Cada escritor atraí os malucos que mais lhe agradam

Leitores não são pessoas muito normais, principalmente quando se apegam demais à obra de um autor. Ler as ficções e ensaios do autor é o começo, depois vem as biografias, os livros e autores mestres dele, daí para falar do escritor como se fosse um amigo de infância é um passo. Você nem precisa dar corda para um amigo seu falar de como gosta do escritor ‘fulano’, é capaz dele decorar a fala de um personagem e usá-la direto. Até aí tudo bem, há manias e paranoias aceitáveis, acaba fazendo parte da pessoa – do amigo, não o escritor que ele tanto admira. O problema é quando você ouve ou lê uma e percebe que algumas pessoas vão longe demais.

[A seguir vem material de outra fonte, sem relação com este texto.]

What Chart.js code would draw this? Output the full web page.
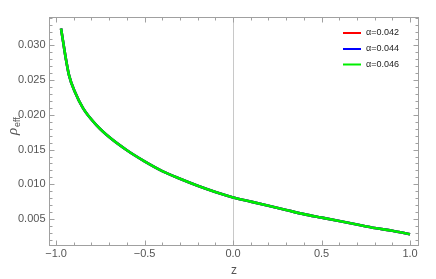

Ainda não perdi a cabeça nessas explorações, ou se perdi ninguém me contou, mas a de um amigo meu já era. Era uma terça à noite, eu tinha voltado para casa após uma aula e comecei a olhar no meu computador uma tarefa que o professor deixou, tinha deixado o Facebook logado e aconteceu de um colaborador daqui querer tirar uma dúvida, tinha de olhar um material para postar naquela semana, e fiquei online um tempo. Nisso um amigo, doente pela ficção de James Joyce, veio trocar uma ideia comigo.
Vou chamá-lo de Dublinense para não o expor demais, e também por ser referência à primeira obra do Joyce, Dublinenses. Ele me disse que tinha desmontado o santuário, que é como ele chama o espaço dos livros do Joyce. O Dublinense aguenta (não me pergunte como) todas as piadas imbecis que faço da paixão dele pela obra do Joyce, porque vai muito além de encarar os colossais Ulysses e Finnegans Wake. Quando ele me disse que desmontou o ‘santuário’ eu o chamei de iconoclasta e disse que James Joyce puxaria o pé dele. O Dublinense disse que isso seria uma honra.
Eu achei aquilo muito, muito estranho. Eu não gostaria se alguém fizesse uma piada dessas comigo e dissesse que o Cthulhu, algum filhote do Lovecraft ou do Clive Barker viria puxar meu pé de noite. Não seria honroso, seria de bizarro pra baixo. Você gostaria se um monstro viesse puxar o seu pé à noite quando você só quer dormir? Eu não. Mas beleza. Daí o Dublinense me disse que o Joyce deixa ele quente igual a Clarice Lispector. Quando essa mensagem apareceu para mim, eu vi e pensei ‘eu não li isso’.
Pior que eu li. O que foi lido não pode ser deslido, a internet é clara. E eu estava acordado o suficiente para saber o que li naquele momento. Era estranho demais até para os padrões do Dublinense. Ok, ele é leitor de James Joyce e essa categoria consegue ser mais anormal do que leitores anormais, mas não tanto. Tão bizarro quanto isso é que o próprio James Joyce aprovaria essa relação com a obra dele, talvez até pedisse ao meu amigo uma aula de como sentir a textura de um livro, de um autor, qualquer coisa a ver com texto além do papel. E daria certo, tem um capítulo do Ulysses em que o Leopold Bloom meio que busca sentir uma cor ou um pedaço da roupa. Ainda que muitos possam olhar para isso com uma cara incrédula e balançar a cabeça como quem diz ‘vamos sair daqui’, combina. Cada escritor atraí os malucos que mais lhe agradam.